GSA Connects 2021 in Portland, Oregon

Paper No. 171-3
Presentation Time: 2:05 PM

TOWARD A UNIFORM STANDARD FOR EVALUATING SITES FOR GEOLOGICAL STORAGE OF CARBON DIOXIDE


DAVIS, John1, CALLAS, Catherine1, BENSON, Sally M.1, SALTZER, Sarah1 and ZOBACK, Mark2, (1)Stanford Center for Carbon Storage, Department of Energy Resources Engineering, Stanford University, Palo Alto, CA 94305, (2)Department of Geophysics, Stanford University, Palo Alto, CA 94305

To achieve the minimum goals of the 2015 Paris Agreement on climate change the volume of carbon capture and geological sequestration (CCS) needs to increase by over 2 orders of magnitude by 2050 (IEAGHG, “CCS in Energy and Climate Scenarios”, 2019/5, July 2019). While a very large number of potential CCS sites must be evaluated, ranked, and brought on line in that period most existing criteria for evaluating suitability of potential CCS sites are highly subjective and subject to biases, are incomplete, and are unsubstantiated. In order to facilitate the evaluation of large numbers of potential CCS sites, and to promote reliable and repeatable comparisons across a large portfolio of potential CCS sites, we are formulating and testing a comprehensive set of objective geologic CCS site selection criteria that have distinct metrics.
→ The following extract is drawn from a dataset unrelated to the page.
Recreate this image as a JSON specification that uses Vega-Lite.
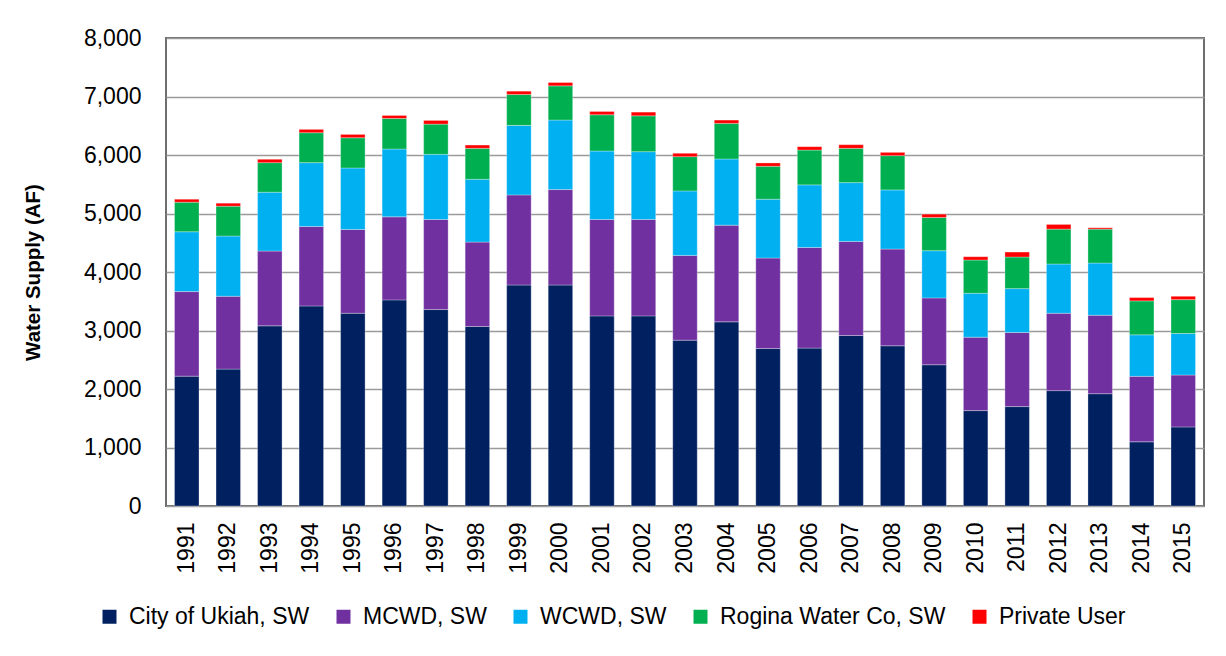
{
  "$schema": "https://vega.github.io/schema/vega-lite/v6.json",
  "autosize": {"type": "none"},
  "width": 1038,
  "height": 468,
  "padding": {"left": 166, "top": 38, "right": 22, "bottom": 150},
  "background": "white",
  "config": {
    "font": "Liberation Sans",
    "view": {"stroke": "#6e6e6e", "strokeWidth": 2}
  },
  "datasets": {
    "supply": [
      {"year": "1991", "source": "City of Ukiah, SW", "af": 2220}, {"year": "1991", "source": "MCWD, SW", "af": 1445}, {"year": "1991", "source": "WCWD, SW", "af": 1023}, {"year": "1991", "source": "Rogina Water Co, SW", "af": 505}, {"year": "1991", "source": "Private User", "af": 51},
      {"year": "1992", "source": "City of Ukiah, SW", "af": 2340}, {"year": "1992", "source": "MCWD, SW", "af": 1245}, {"year": "1992", "source": "WCWD, SW", "af": 1029}, {"year": "1992", "source": "Rogina Water Co, SW", "af": 511}, {"year": "1992", "source": "Private User", "af": 51},
      {"year": "1993", "source": "City of Ukiah, SW", "af": 3080}, {"year": "1993", "source": "MCWD, SW", "af": 1278}, {"year": "1993", "source": "WCWD, SW", "af": 1006}, {"year": "1993", "source": "Rogina Water Co, SW", "af": 505}, {"year": "1993", "source": "Private User", "af": 57},
      {"year": "1994", "source": "City of Ukiah, SW", "af": 3420}, {"year": "1994", "source": "MCWD, SW", "af": 1358}, {"year": "1994", "source": "WCWD, SW", "af": 1091}, {"year": "1994", "source": "Rogina Water Co, SW", "af": 512}, {"year": "1994", "source": "Private User", "af": 57},
      {"year": "1995", "source": "City of Ukiah, SW", "af": 3295}, {"year": "1995", "source": "MCWD, SW", "af": 1432}, {"year": "1995", "source": "WCWD, SW", "af": 1051}, {"year": "1995", "source": "Rogina Water Co, SW", "af": 517}, {"year": "1995", "source": "Private User", "af": 57},
      {"year": "1996", "source": "City of Ukiah, SW", "af": 3523}, {"year": "1996", "source": "MCWD, SW", "af": 1420}, {"year": "1996", "source": "WCWD, SW", "af": 1159}, {"year": "1996", "source": "Rogina Water Co, SW", "af": 523}, {"year": "1996", "source": "Private User", "af": 51},
      {"year": "1997", "source": "City of Ukiah, SW", "af": 3358}, {"year": "1997", "source": "MCWD, SW", "af": 1540}, {"year": "1997", "source": "WCWD, SW", "af": 1113}, {"year": "1997", "source": "Rogina Water Co, SW", "af": 517}, {"year": "1997", "source": "Private User", "af": 63},
      {"year": "1998", "source": "City of Ukiah, SW", "af": 3068}, {"year": "1998", "source": "MCWD, SW", "af": 1443}, {"year": "1998", "source": "WCWD, SW", "af": 1074}, {"year": "1998", "source": "Rogina Water Co, SW", "af": 529}, {"year": "1998", "source": "Private User", "af": 56},
      {"year": "1999", "source": "City of Ukiah, SW", "af": 3778}, {"year": "1999", "source": "MCWD, SW", "af": 1540}, {"year": "1999", "source": "WCWD, SW", "af": 1188}, {"year": "1999", "source": "Rogina Water Co, SW", "af": 528}, {"year": "1999", "source": "Private User", "af": 57},
      {"year": "2000", "source": "City of Ukiah, SW", "af": 3778}, {"year": "2000", "source": "MCWD, SW", "af": 1631}, {"year": "2000", "source": "WCWD, SW", "af": 1188}, {"year": "2000", "source": "Rogina Water Co, SW", "af": 585}, {"year": "2000", "source": "Private User", "af": 57},
      {"year": "2001", "source": "City of Ukiah, SW", "af": 3250}, {"year": "2001", "source": "MCWD, SW", "af": 1648}, {"year": "2001", "source": "WCWD, SW", "af": 1170}, {"year": "2001", "source": "Rogina Water Co, SW", "af": 620}, {"year": "2001", "source": "Private User", "af": 56},
      {"year": "2002", "source": "City of Ukiah, SW", "af": 3250}, {"year": "2002", "source": "MCWD, SW", "af": 1648}, {"year": "2002", "source": "WCWD, SW", "af": 1159}, {"year": "2002", "source": "Rogina Water Co, SW", "af": 613}, {"year": "2002", "source": "Private User", "af": 63},
      {"year": "2003", "source": "City of Ukiah, SW", "af": 2835}, {"year": "2003", "source": "MCWD, SW", "af": 1449}, {"year": "2003", "source": "WCWD, SW", "af": 1102}, {"year": "2003", "source": "Rogina Water Co, SW", "af": 586}, {"year": "2003", "source": "Private User", "af": 56},
      {"year": "2004", "source": "City of Ukiah, SW", "af": 3148}, {"year": "2004", "source": "MCWD, SW", "af": 1653}, {"year": "2004", "source": "WCWD, SW", "af": 1131}, {"year": "2004", "source": "Rogina Water Co, SW", "af": 608}, {"year": "2004", "source": "Private User", "af": 57},
      {"year": "2005", "source": "City of Ukiah, SW", "af": 2693}, {"year": "2005", "source": "MCWD, SW", "af": 1546}, {"year": "2005", "source": "WCWD, SW", "af": 1005}, {"year": "2005", "source": "Rogina Water Co, SW", "af": 563}, {"year": "2005", "source": "Private User", "af": 57},
      {"year": "2006", "source": "City of Ukiah, SW", "af": 2699}, {"year": "2006", "source": "MCWD, SW", "af": 1721}, {"year": "2006", "source": "WCWD, SW", "af": 1069}, {"year": "2006", "source": "Rogina Water Co, SW", "af": 596}, {"year": "2006", "source": "Private User", "af": 57},
      {"year": "2007", "source": "City of Ukiah, SW", "af": 2915}, {"year": "2007", "source": "MCWD, SW", "af": 1608}, {"year": "2007", "source": "WCWD, SW", "af": 1005}, {"year": "2007", "source": "Rogina Water Co, SW", "af": 586}, {"year": "2007", "source": "Private User", "af": 62},
      {"year": "2008", "source": "City of Ukiah, SW", "af": 2739}, {"year": "2008", "source": "MCWD, SW", "af": 1653}, {"year": "2008", "source": "WCWD, SW", "af": 1011}, {"year": "2008", "source": "Rogina Water Co, SW", "af": 586}, {"year": "2008", "source": "Private User", "af": 56},
      {"year": "2009", "source": "City of Ukiah, SW", "af": 2415}, {"year": "2009", "source": "MCWD, SW", "af": 1142}, {"year": "2009", "source": "WCWD, SW", "af": 807}, {"year": "2009", "source": "Rogina Water Co, SW", "af": 568}, {"year": "2009", "source": "Private User", "af": 57},
      {"year": "2010", "source": "City of Ukiah, SW", "af": 1631}, {"year": "2010", "source": "MCWD, SW", "af": 1255}, {"year": "2010", "source": "WCWD, SW", "af": 750}, {"year": "2010", "source": "Rogina Water Co, SW", "af": 569}, {"year": "2010", "source": "Private User", "af": 56},
      {"year": "2011", "source": "City of Ukiah, SW", "af": 1699}, {"year": "2011", "source": "MCWD, SW", "af": 1267}, {"year": "2011", "source": "WCWD, SW", "af": 750}, {"year": "2011", "source": "Rogina Water Co, SW", "af": 540}, {"year": "2011", "source": "Private User", "af": 85},
      {"year": "2012", "source": "City of Ukiah, SW", "af": 1972}, {"year": "2012", "source": "MCWD, SW", "af": 1323}, {"year": "2012", "source": "WCWD, SW", "af": 841}, {"year": "2012", "source": "Rogina Water Co, SW", "af": 597}, {"year": "2012", "source": "Private User", "af": 80},
      {"year": "2013", "source": "City of Ukiah, SW", "af": 1920}, {"year": "2013", "source": "MCWD, SW", "af": 1341}, {"year": "2013", "source": "WCWD, SW", "af": 892}, {"year": "2013", "source": "Rogina Water Co, SW", "af": 580}, {"year": "2013", "source": "Private User", "af": 23},
      {"year": "2014", "source": "City of Ukiah, SW", "af": 1097}, {"year": "2014", "source": "MCWD, SW", "af": 1119}, {"year": "2014", "source": "WCWD, SW", "af": 710}, {"year": "2014", "source": "Rogina Water Co, SW", "af": 580}, {"year": "2014", "source": "Private User", "af": 57},
      {"year": "2015", "source": "City of Ukiah, SW", "af": 1352}, {"year": "2015", "source": "MCWD, SW", "af": 887}, {"year": "2015", "source": "WCWD, SW", "af": 710}, {"year": "2015", "source": "Rogina Water Co, SW", "af": 579}, {"year": "2015", "source": "Private User", "af": 57}
    ]
  },
  "data": {"name": "supply"},
  "transform": [
    {"calculate": "indexof(['City of Ukiah, SW', 'MCWD, SW', 'WCWD, SW', 'Rogina Water Co, SW', 'Private User'], datum.source)", "as": "series_order"}
  ],
  "mark": {"type": "bar", "stroke": "#ffffff", "strokeWidth": 0.6, "strokeOpacity": 0.5},
  "encoding": {
    "x": {
      "field": "year",
      "type": "ordinal",
      "scale": {"paddingInner": 0.41, "paddingOuter": 0.205},
      "axis": {
        "title": null,
        "labelAngle": -90,
        "labelFontSize": 23,
        "labelColor": "#000000",
        "labelPadding": 16,
        "ticks": false,
        "domain": false
      }
    },
    "y": {
      "field": "af",
      "type": "quantitative",
      "stack": "zero",
      "scale": {"domain": [0, 8000], "nice": false},
      "axis": {
        "title": "Water Supply (AF)",
        "titleFontSize": 20.5,
        "titleFontWeight": "bold",
        "titleColor": "#000000",
        "titleX": -133,
        "titleY": 234,
        "titleAlign": "center",
        "titleBaseline": "middle",
        "titleAngle": -90,
        "values": [0, 1000, 2000, 3000, 4000, 5000, 6000, 7000, 8000],
        "format": ",.0f",
        "labelFontSize": 23,
        "labelColor": "#000000",
        "labelPadding": 25,
        "ticks": false,
        "domain": false,
        "grid": true,
        "gridColor": "#9a9a9a",
        "gridWidth": 1.6
      }
    },
    "color": {
      "field": "source",
      "type": "nominal",
      "sort": ["City of Ukiah, SW", "MCWD, SW", "WCWD, SW", "Rogina Water Co, SW", "Private User"],
      "scale": {
        "domain": ["City of Ukiah, SW", "MCWD, SW", "WCWD, SW", "Rogina Water Co, SW", "Private User"],
        "range": ["#002060", "#7030A0", "#00B0F0", "#00B050", "#FF0000"]
      },
      "legend": {
        "title": null,
        "orient": "none",
        "direction": "horizontal",
        "legendX": -68,
        "legendY": 567,
        "padding": 0,
        "symbolType": "square",
        "symbolSize": 196,
        "symbolStrokeWidth": 0,
        "symbolOpacity": 1,
        "labelFontSize": 23,
        "labelColor": "#000000",
        "labelOffset": 8,
        "columnPadding": 22,
        "labelLimit": 400
      }
    },
    "order": {"field": "series_order", "type": "quantitative", "sort": "ascending"}
  }
}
Geological and reservoir engineering criteria against which to evaluate and rank potential CCS sites in saline aquifers and depleted oil and gas reservoirs fall into two general categories, Reservoir and Retention. For example, with respect to Reservoir, CO2 injectivity (a reservoir engineering concern) relies on reservoir permeability, porosity, homogeneity, thickness and pre-injection pressure and temperature state. Storage capacity (a geological concern) depends on reservoir geometry and areal extent, permeability, porosity, homogeneity, thickness, and pre-injection pressure. With respect to Retention we might be concerned about the presence of faults. Geologically faults may represent potential CO2 migration pathways (a retention concern) for which structural geometry, displacement characteristics, cross-fault juxtaposition, fault zone materials, and stress state play a role. From the reservoir engineering perspective, faults may limit injectivity by compartmentalizing the reservoir (fault population density and fault transmissivity) and reducing injectivity. For each of these examples the distinct metrics for the governing parameters are arrayed from good to poor and the evaluation team chooses which applies to the site in question. Once all criteria are evaluated a final scoring is calculated and applied to the category in question (e.g., Reservoir). From the scoring prospective CCS sites may be ordered into a rank list and decisions made accordingly.